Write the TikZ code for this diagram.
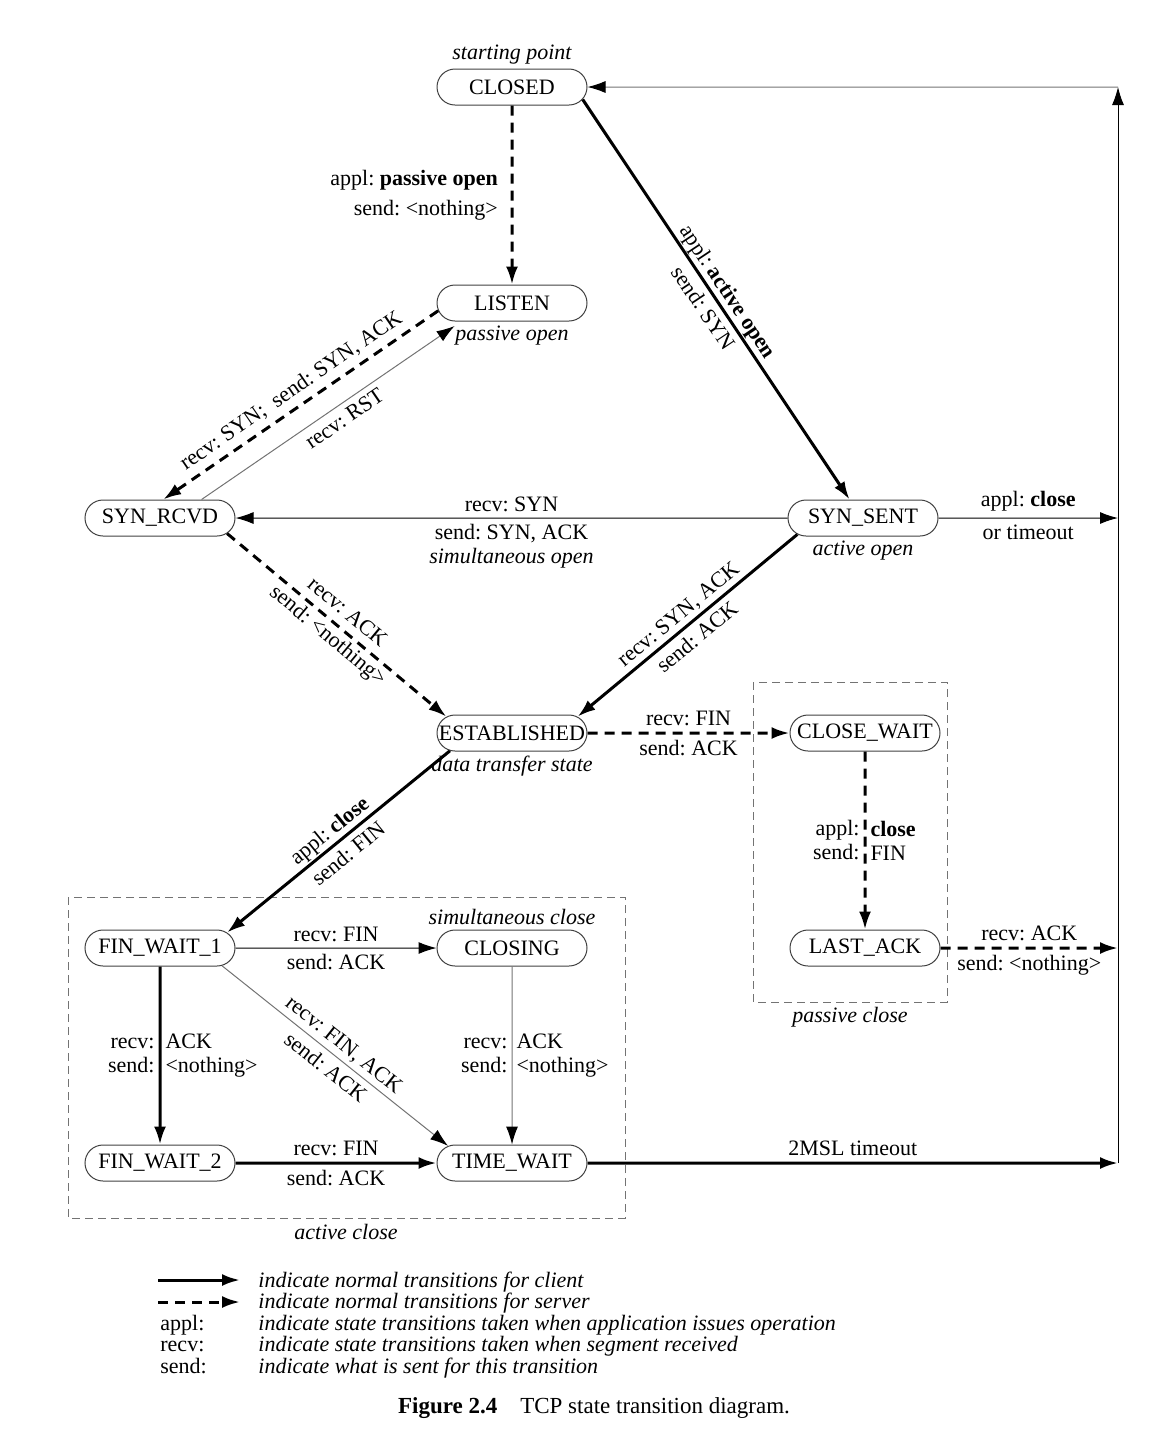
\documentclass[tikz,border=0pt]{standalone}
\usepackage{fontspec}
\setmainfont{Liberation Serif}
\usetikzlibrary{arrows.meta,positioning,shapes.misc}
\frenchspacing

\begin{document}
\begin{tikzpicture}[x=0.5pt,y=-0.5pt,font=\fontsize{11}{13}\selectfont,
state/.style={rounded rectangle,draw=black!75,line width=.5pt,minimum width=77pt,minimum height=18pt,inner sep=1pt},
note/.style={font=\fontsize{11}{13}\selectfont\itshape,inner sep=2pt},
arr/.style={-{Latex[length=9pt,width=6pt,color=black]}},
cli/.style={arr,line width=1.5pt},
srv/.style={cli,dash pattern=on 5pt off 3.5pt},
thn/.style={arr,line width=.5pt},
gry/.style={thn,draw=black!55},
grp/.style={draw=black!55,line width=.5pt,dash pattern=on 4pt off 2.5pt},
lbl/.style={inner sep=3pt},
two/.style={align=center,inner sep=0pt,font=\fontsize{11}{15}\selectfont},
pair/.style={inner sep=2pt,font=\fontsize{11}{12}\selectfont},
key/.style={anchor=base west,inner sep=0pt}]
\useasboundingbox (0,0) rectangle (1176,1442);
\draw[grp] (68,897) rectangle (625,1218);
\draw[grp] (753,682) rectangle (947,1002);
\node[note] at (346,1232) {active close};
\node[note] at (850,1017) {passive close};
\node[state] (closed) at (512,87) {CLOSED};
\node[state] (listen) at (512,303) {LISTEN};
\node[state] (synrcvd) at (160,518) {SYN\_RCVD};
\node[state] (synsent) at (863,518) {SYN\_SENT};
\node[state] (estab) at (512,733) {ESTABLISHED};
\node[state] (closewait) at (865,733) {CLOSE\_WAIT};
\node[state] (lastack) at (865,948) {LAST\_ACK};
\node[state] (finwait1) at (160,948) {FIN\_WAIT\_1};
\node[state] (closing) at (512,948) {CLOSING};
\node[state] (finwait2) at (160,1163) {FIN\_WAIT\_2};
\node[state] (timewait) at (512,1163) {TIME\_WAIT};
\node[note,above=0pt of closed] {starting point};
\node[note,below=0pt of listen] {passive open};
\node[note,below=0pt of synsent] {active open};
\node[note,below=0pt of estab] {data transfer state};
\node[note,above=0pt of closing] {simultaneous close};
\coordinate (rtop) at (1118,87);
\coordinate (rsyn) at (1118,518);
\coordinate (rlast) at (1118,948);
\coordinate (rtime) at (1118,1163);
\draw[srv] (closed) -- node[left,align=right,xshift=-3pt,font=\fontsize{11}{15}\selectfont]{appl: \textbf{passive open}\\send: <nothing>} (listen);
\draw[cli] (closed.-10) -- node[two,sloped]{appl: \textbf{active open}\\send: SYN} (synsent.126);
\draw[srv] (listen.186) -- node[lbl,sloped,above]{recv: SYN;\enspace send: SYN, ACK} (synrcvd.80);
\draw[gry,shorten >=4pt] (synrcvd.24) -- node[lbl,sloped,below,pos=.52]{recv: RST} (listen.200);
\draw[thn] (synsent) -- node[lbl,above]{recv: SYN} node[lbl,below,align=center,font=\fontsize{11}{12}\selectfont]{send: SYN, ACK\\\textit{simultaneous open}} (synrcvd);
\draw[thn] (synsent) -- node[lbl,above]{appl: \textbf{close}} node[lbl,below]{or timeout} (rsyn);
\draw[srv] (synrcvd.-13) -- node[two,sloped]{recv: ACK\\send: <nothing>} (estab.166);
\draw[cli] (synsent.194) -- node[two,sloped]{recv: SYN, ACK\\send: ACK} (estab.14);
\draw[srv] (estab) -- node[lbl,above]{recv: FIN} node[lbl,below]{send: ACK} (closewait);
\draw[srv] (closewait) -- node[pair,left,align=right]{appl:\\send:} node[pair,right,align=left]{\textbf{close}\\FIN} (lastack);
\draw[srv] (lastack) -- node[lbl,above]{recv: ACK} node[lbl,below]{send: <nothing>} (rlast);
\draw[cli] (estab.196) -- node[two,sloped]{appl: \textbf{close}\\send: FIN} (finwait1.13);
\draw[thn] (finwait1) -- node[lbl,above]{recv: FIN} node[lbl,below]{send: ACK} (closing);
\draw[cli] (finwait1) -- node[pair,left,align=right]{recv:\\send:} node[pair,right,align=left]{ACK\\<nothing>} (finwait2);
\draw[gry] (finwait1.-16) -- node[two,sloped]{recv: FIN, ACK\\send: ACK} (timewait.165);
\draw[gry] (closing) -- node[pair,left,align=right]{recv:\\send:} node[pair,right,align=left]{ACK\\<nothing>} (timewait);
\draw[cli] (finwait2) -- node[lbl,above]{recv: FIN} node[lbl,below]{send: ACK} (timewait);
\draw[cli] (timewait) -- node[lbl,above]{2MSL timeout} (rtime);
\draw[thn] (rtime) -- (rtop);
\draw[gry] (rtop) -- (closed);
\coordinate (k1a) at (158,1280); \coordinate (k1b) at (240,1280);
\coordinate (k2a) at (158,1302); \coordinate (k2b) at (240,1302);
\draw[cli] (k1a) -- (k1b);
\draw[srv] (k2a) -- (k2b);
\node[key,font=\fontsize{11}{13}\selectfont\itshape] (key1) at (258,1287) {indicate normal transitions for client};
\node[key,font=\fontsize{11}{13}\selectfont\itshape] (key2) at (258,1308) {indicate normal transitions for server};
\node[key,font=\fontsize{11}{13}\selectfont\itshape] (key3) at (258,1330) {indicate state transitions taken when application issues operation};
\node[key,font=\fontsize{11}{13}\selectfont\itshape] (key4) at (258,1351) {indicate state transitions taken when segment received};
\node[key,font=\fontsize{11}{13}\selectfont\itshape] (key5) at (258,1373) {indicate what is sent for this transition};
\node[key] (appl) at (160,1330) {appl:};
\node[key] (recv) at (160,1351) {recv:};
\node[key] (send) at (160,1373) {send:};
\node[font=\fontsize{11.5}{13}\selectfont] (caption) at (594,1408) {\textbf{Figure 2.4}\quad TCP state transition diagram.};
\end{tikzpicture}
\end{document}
+ + + + +
● **Work to do**:
The data above needs to be retyped exactly, with the images left out.

● **Reply to the exercise**:
Write the TikZ code for this diagram.
\documentclass[tikz,border=0pt]{standalone}
\usepackage{fontspec}
\setmainfont{Liberation Serif}
\usetikzlibrary{arrows.meta,positioning,shapes.misc}
\frenchspacing

\begin{document}
\begin{tikzpicture}[x=0.5pt,y=-0.5pt,font=\fontsize{11}{13}\selectfont,
state/.style={rounded rectangle,draw=black!75,line width=.5pt,minimum width=77pt,minimum height=18pt,inner sep=1pt},
note/.style={font=\fontsize{11}{13}\selectfont\itshape,inner sep=2pt},
arr/.style={-{Latex[length=9pt,width=6pt,color=black]}},
cli/.style={arr,line width=1.5pt},
srv/.style={cli,dash pattern=on 5pt off 3.5pt},
thn/.style={arr,line width=.5pt},
gry/.style={thn,draw=black!55},
grp/.style={draw=black!55,line width=.5pt,dash pattern=on 4pt off 2.5pt},
lbl/.style={inner sep=3pt},
two/.style={align=center,inner sep=0pt,font=\fontsize{11}{15}\selectfont},
pair/.style={inner sep=2pt,font=\fontsize{11}{12}\selectfont},
key/.style={anchor=base west,inner sep=0pt}]
\useasboundingbox (0,0) rectangle (1176,1442);
\draw[grp] (68,897) rectangle (625,1218);
\draw[grp] (753,682) rectangle (947,1002);
\node[note] at (346,1232) {active close};
\node[note] at (850,1017) {passive close};
\node[state] (closed) at (512,87) {CLOSED};
\node[state] (listen) at (512,303) {LISTEN};
\node[state] (synrcvd) at (160,518) {SYN\_RCVD};
\node[state] (synsent) at (863,518) {SYN\_SENT};
\node[state] (estab) at (512,733) {ESTABLISHED};
\node[state] (closewait) at (865,733) {CLOSE\_WAIT};
\node[state] (lastack) at (865,948) {LAST\_ACK};
\node[state] (finwait1) at (160,948) {FIN\_WAIT\_1};
\node[state] (closing) at (512,948) {CLOSING};
\node[state] (finwait2) at (160,1163) {FIN\_WAIT\_2};
\node[state] (timewait) at (512,1163) {TIME\_WAIT};
\node[note,above=0pt of closed] {starting point};
\node[note,below=0pt of listen] {passive open};
\node[note,below=0pt of synsent] {active open};
\node[note,below=0pt of estab] {data transfer state};
\node[note,above=0pt of closing] {simultaneous close};
\coordinate (rtop) at (1118,87);
\coordinate (rsyn) at (1118,518);
\coordinate (rlast) at (1118,948);
\coordinate (rtime) at (1118,1163);
\draw[srv] (closed) -- node[left,align=right,xshift=-3pt,font=\fontsize{11}{15}\selectfont]{appl: \textbf{passive open}\\send: <nothing>} (listen);
\draw[cli] (closed.-10) -- node[two,sloped]{appl: \textbf{active open}\\send: SYN} (synsent.126);
\draw[srv] (listen.186) -- node[lbl,sloped,above]{recv: SYN;\enspace send: SYN, ACK} (synrcvd.80);
\draw[gry,shorten >=4pt] (synrcvd.24) -- node[lbl,sloped,below,pos=.52]{recv: RST} (listen.200);
\draw[thn] (synsent) -- node[lbl,above]{recv: SYN} node[lbl,below,align=center,font=\fontsize{11}{12}\selectfont]{send: SYN, ACK\\\textit{simultaneous open}} (synrcvd);
\draw[thn] (synsent) -- node[lbl,above]{appl: \textbf{close}} node[lbl,below]{or timeout} (rsyn);
\draw[srv] (synrcvd.-13) -- node[two,sloped]{recv: ACK\\send: <nothing>} (estab.166);
\draw[cli] (synsent.194) -- node[two,sloped]{recv: SYN, ACK\\send: ACK} (estab.14);
\draw[srv] (estab) -- node[lbl,above]{recv: FIN} node[lbl,below]{send: ACK} (closewait);
\draw[srv] (closewait) -- node[pair,left,align=right]{appl:\\send:} node[pair,right,align=left]{\textbf{close}\\FIN} (lastack);
\draw[srv] (lastack) -- node[lbl,above]{recv: ACK} node[lbl,below]{send: <nothing>} (rlast);
\draw[cli] (estab.196) -- node[two,sloped]{appl: \textbf{close}\\send: FIN} (finwait1.13);
\draw[thn] (finwait1) -- node[lbl,above]{recv: FIN} node[lbl,below]{send: ACK} (closing);
\draw[cli] (finwait1) -- node[pair,left,align=right]{recv:\\send:} node[pair,right,align=left]{ACK\\<nothing>} (finwait2);
\draw[gry] (finwait1.-16) -- node[two,sloped]{recv: FIN, ACK\\send: ACK} (timewait.165);
\draw[gry] (closing) -- node[pair,left,align=right]{recv:\\send:} node[pair,right,align=left]{ACK\\<nothing>} (timewait);
\draw[cli] (finwait2) -- node[lbl,above]{recv: FIN} node[lbl,below]{send: ACK} (timewait);
\draw[cli] (timewait) -- node[lbl,above]{2MSL timeout} (rtime);
\draw[thn] (rtime) -- (rtop);
\draw[gry] (rtop) -- (closed);
\coordinate (k1a) at (158,1280); \coordinate (k1b) at (240,1280);
\coordinate (k2a) at (158,1302); \coordinate (k2b) at (240,1302);
\draw[cli] (k1a) -- (k1b);
\draw[srv] (k2a) -- (k2b);
\node[key,font=\fontsize{11}{13}\selectfont\itshape] (key1) at (258,1287) {indicate normal transitions for client};
\node[key,font=\fontsize{11}{13}\selectfont\itshape] (key2) at (258,1308) {indicate normal transitions for server};
\node[key,font=\fontsize{11}{13}\selectfont\itshape] (key3) at (258,1330) {indicate state transitions taken when application issues operation};
\node[key,font=\fontsize{11}{13}\selectfont\itshape] (key4) at (258,1351) {indicate state transitions taken when segment received};
\node[key,font=\fontsize{11}{13}\selectfont\itshape] (key5) at (258,1373) {indicate what is sent for this transition};
\node[key] (appl) at (160,1330) {appl:};
\node[key] (recv) at (160,1351) {recv:};
\node[key] (send) at (160,1373) {send:};
\node[font=\fontsize{11.5}{13}\selectfont] (caption) at (594,1408) {\textbf{Figure 2.4}\quad TCP state transition diagram.};
\end{tikzpicture}
\end{document}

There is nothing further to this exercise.